New Jersey Supreme Court

Decided: February 3, 1930.


On appeal from the Supreme Court.

For the appellant, Israel B. Greene.

For the respondent, McDermott, Enright & Carpenter.


[106 NJL Page 472]

The opinion of the court was delivered by

CAMPBELL, J. This is an appeal from a summary judgment in favor of plaintiff-respondent upon the striking out, upon notice, of a counter-claim as sham and frivolous.

The appeal also purports to be from an order confirming a referee's report.

This latter is not the subject of an appeal. As was said in Consolidated Electric Lamp Co. v. Lux Manufacturing Co.,

[106 NJL Page 473]

94 N.J.L. 1, "the language of the statute is perfectly plain and does not call for judicial construction." And that language is that the report of the referee "shall be final and conclusive between the parties" unless there shall have been entered in the minutes of the court a reservation of trial by jury at the time of ordering the reference.
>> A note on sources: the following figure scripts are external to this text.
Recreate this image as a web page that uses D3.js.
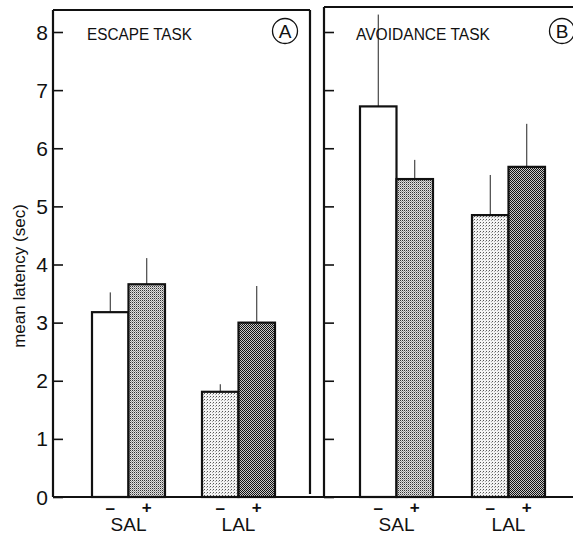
<!DOCTYPE html>
<html>
<head>
<meta charset="utf-8">
<script src="https://cdn.jsdelivr.net/npm/d3@7"></script>
<style>
  body { margin: 0; background: #fff; overflow: hidden; }
  svg { display: block; }
  text { font-family: "Liberation Sans", Arial, sans-serif; fill: #111; }
</style>
</head>
<body>
<script>
var groups = ["SAL", "LAL"];
var drugs = ["-", "+"];
var yTicks = [0, 1, 2, 3, 4, 5, 6, 7, 8];

// mean latency (sec), order: SAL-, SAL+, LAL-, LAL+
var escapeMeans = [3.18, 3.66, 1.81, 3.0];
var escapeErrors = [3.52, 4.11, 1.94, 3.63];
var avoidMeans = [6.72, 5.47, 4.85, 5.68];
var avoidErrors = [8.3, 5.8, 5.54, 6.42];

var fills = ["#fff", "url(#dotMed)", "url(#dotLight)", "url(#dotDark)"];

var svg = d3.select("body").append("svg").attr("width", 573).attr("height", 535);

// stipple patterns
var defs = svg.append("defs");
var pMed = defs.append("pattern").attr("id", "dotMed").attr("patternUnits", "userSpaceOnUse")
      .attr("width", 2).attr("height", 2);
pMed.append("rect").attr("width", 2).attr("height", 2).attr("fill", "#e0e0e0");
pMed.append("rect").attr("width", 1).attr("height", 1).attr("fill", "#333");
pMed.append("rect").attr("x", 1).attr("y", 1).attr("width", 1).attr("height", 1).attr("fill", "#999");

var pLight = defs.append("pattern").attr("id", "dotLight").attr("patternUnits", "userSpaceOnUse")
      .attr("width", 3).attr("height", 3);
pLight.append("rect").attr("width", 3).attr("height", 3).attr("fill", "#f4f4f4");
pLight.append("rect").attr("width", 1).attr("height", 1).attr("fill", "#555");
pLight.append("rect").attr("x", 2).attr("y", 1).attr("width", 1).attr("height", 1).attr("fill", "#aaa");

var pDark = defs.append("pattern").attr("id", "dotDark").attr("patternUnits", "userSpaceOnUse")
      .attr("width", 2).attr("height", 2);
pDark.append("rect").attr("width", 2).attr("height", 2).attr("fill", "#c8c8c8");
pDark.append("rect").attr("width", 1).attr("height", 1).attr("fill", "#111");
pDark.append("rect").attr("x", 1).attr("y", 1).attr("width", 1).attr("height", 1).attr("fill", "#111");

var y = d3.scaleLinear().domain([0, 8]).range([497, 32]);

var panels = [
  { title: "ESCAPE TASK", letter: "A", means: escapeMeans, errs: escapeErrors,
    left: 53, right: 310, top: 10, groupRange: [128.5, 238.5], titleX: 87, titleW: 105, circX: 285, tickLabels: true },
  { title: "AVOIDANCE TASK", letter: "B", means: avoidMeans, errs: avoidErrors,
    left: 324, right: 574, top: 7, groupRange: [396.5, 508.5], titleX: 356, titleW: 134, circX: 562, tickLabels: false }
];

var inner = d3.scaleBand().domain(drugs).range([-36.5, 36.5]);

panels.forEach(function (p) {
  var g = svg.append("g");
  var xg = d3.scalePoint().domain(groups).range(p.groupRange);

  var rows = [];
  groups.forEach(function (grp, gi) {
    drugs.forEach(function (dr, di) {
      var k = gi * 2 + di;
      rows.push({ group: grp, drug: dr, mean: p.means[k], err: p.errs[k], fill: fills[k] });
    });
  });

  // error bars
  g.selectAll("line.err")
        .data(rows)
        .enter().append("line")
        .attr("class", "err")
        .attr("x1", function (d) { return xg(d.group) + inner(d.drug) + inner.bandwidth() / 2; })
        .attr("x2", function (d) { return xg(d.group) + inner(d.drug) + inner.bandwidth() / 2; })
        .attr("y1", function (d) { return y(d.mean); })
        .attr("y2", function (d) { return y(d.err); })
        .attr("stroke", "#222")
        .attr("stroke-width", 1);

  g.selectAll("rect.bar")
        .data(rows)
        .enter().append("rect")
        .attr("class", "bar")
        .attr("x", function (d) { return xg(d.group) + inner(d.drug); })
        .attr("y", function (d) { return y(d.mean); })
        .attr("width", inner.bandwidth())
        .attr("height", function (d) { return y(0) - y(d.mean); })
        .attr("fill", function (d) { return d.fill; })
        .attr("stroke", "#111")
        .attr("stroke-width", 2.2);

  // frame
  var fr = [[p.left, y(0), p.left, p.top], [p.left, p.top, p.right, p.top]];
  if (p.letter === "A") fr.push([p.right, p.top, p.right, y(0) - 3]);
  g.selectAll("line.frame")
        .data(fr)
        .enter().append("line")
        .attr("class", "frame")
        .attr("x1", function (d) { return d[0]; })
        .attr("y1", function (d) { return d[1]; })
        .attr("x2", function (d) { return d[2]; })
        .attr("y2", function (d) { return d[3]; })
        .attr("stroke", "#111")
        .attr("stroke-width", 2.2);

  // inward ticks
  var axis = d3.axisRight(y).tickValues(yTicks).tickSize(10).tickFormat("");
  var ax = g.append("g").attr("transform", "translate(" + p.left + ",0)").call(axis);
  ax.select(".domain").remove();
  ax.selectAll(".tick line").attr("stroke", "#111").attr("stroke-width", 1.6);

  if (p.tickLabels) {
    g.selectAll("text.ytick")
          .data(yTicks)
          .enter().append("text")
          .attr("class", "ytick")
          .attr("x", 48)
          .attr("y", function (d) { return y(d); })
          .attr("dy", "0.36em")
          .attr("text-anchor", "end")
          .attr("font-size", 21)
          .text(function (d) { return d; });
  }

  // panel title and letter
  g.append("text")
        .attr("x", p.titleX).attr("y", 40)
        .attr("font-size", 16)
        .attr("textLength", p.titleW).attr("lengthAdjust", "spacingAndGlyphs")
        .text(p.title);
  g.append("circle")
        .attr("cx", p.circX).attr("cy", 31).attr("r", 12.5)
        .attr("fill", "none").attr("stroke", "#111").attr("stroke-width", 1.3);
  g.append("text")
        .attr("x", p.circX).attr("y", 31).attr("dy", "0.36em")
        .attr("text-anchor", "middle").attr("font-size", 19)
        .text(p.letter);

  // x labels
  g.selectAll("text.drug")
        .data(rows)
        .enter().append("text")
        .attr("class", "drug")
        .attr("x", function (d) { return xg(d.group) + inner(d.drug) + inner.bandwidth() / 2; })
        .attr("y", function (d) { return d.drug === "+" ? 513 : 514; })
        .attr("text-anchor", "middle")
        .attr("font-size", 17)
        .attr("font-weight", "bold")
        .text(function (d) { return d.drug === "+" ? "+" : "\u2013"; });

  g.selectAll("text.grp")
        .data(groups)
        .enter().append("text")
        .attr("class", "grp")
        .attr("x", function (d) { return xg(d); })
        .attr("y", 531)
        .attr("text-anchor", "middle")
        .attr("font-size", 19)
        .text(function (d) { return d; });
});

// baseline across both panels
svg.append("line")
      .attr("x1", 53).attr("x2", 573)
      .attr("y1", y(0)).attr("y2", y(0))
      .attr("stroke", "#111").attr("stroke-width", 2.2);

svg.append("text")
      .attr("transform", "translate(25,276) rotate(-90)")
      .attr("text-anchor", "middle")
      .attr("font-size", 17)
      .text("mean latency (sec)");
</script>
</body>
</html>
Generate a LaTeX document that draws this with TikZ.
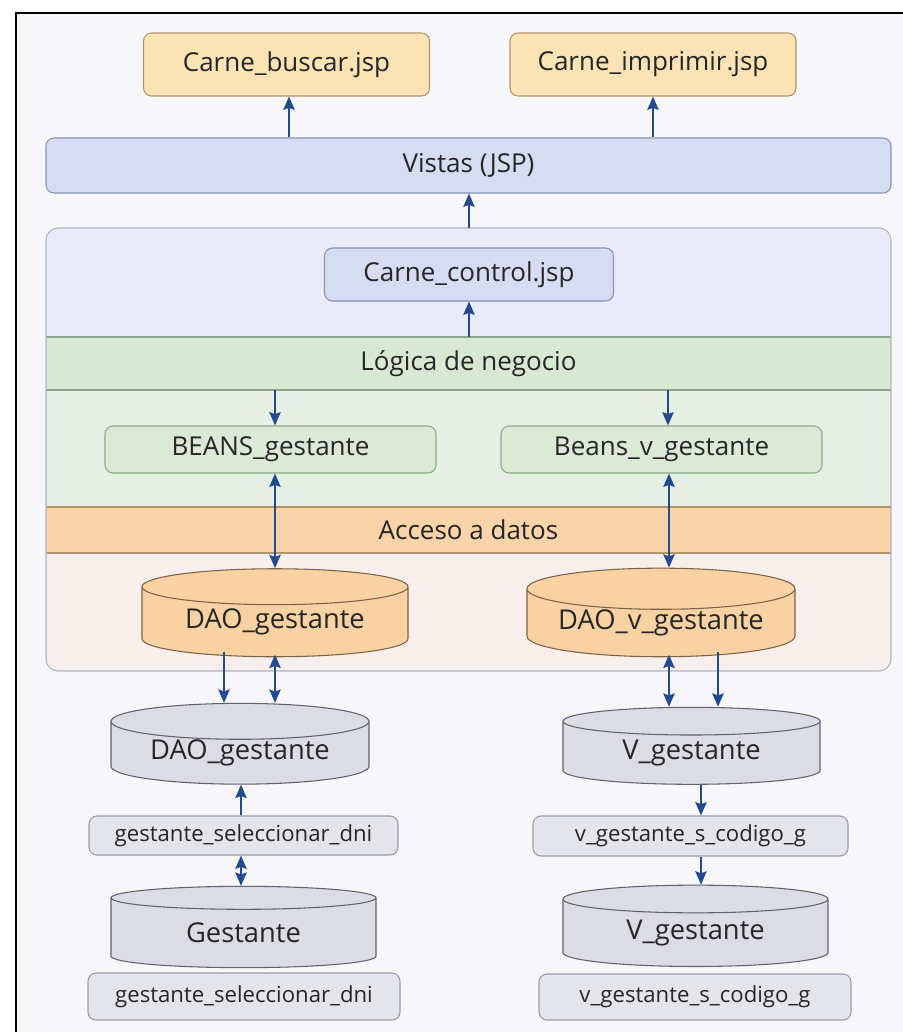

This was not done in the case before us.

The action was brought to recover upon three trade acceptances, which defendant by his answer admitted, and an open account, which to the extent of $1,750.53 was also admitted by the answer.

Judgment was entered for the total of these, amounting to $7,030.42 with interest.

The defendant also filed a counter-claim in five counts as to which, in its answer, the plaintiff reserved the right to strike out.

The important matter presented by the counter-claim was whether or not the parties had adopted a contract known as the Permalife contract.

Upon counter-motions to strike out plaintiff's answer to the fourth count of the counter-claim, and to strike out the counter-claim, the Circuit judge to whom the matter had been referred for trial, it being a Supreme Court issue, found that an issue of fact was raised with respect to the Permalife contract above referred to and referred the matter to a referee, under section 155 of the Practice act. Such order directed the referee to first take testimony and decide the question of liability of the plaintiff upon the Permalife contract as referred to in the fourth count of the counter-claim, before taking proofs to determine the amount due on said contract and secondly, if the referee decided that such contract was adopted, then to proceed and take proofs and determine and report the amount due the defendant thereon and in connection therewith to determine and report all matters of account between the parties and the amount due from one party to the other.

The referee reported that he found that the Permalife contract had not been adopted and become effective between the

[106 NJL Page 474]

parties and also reported the amount he found due to the plaintiff.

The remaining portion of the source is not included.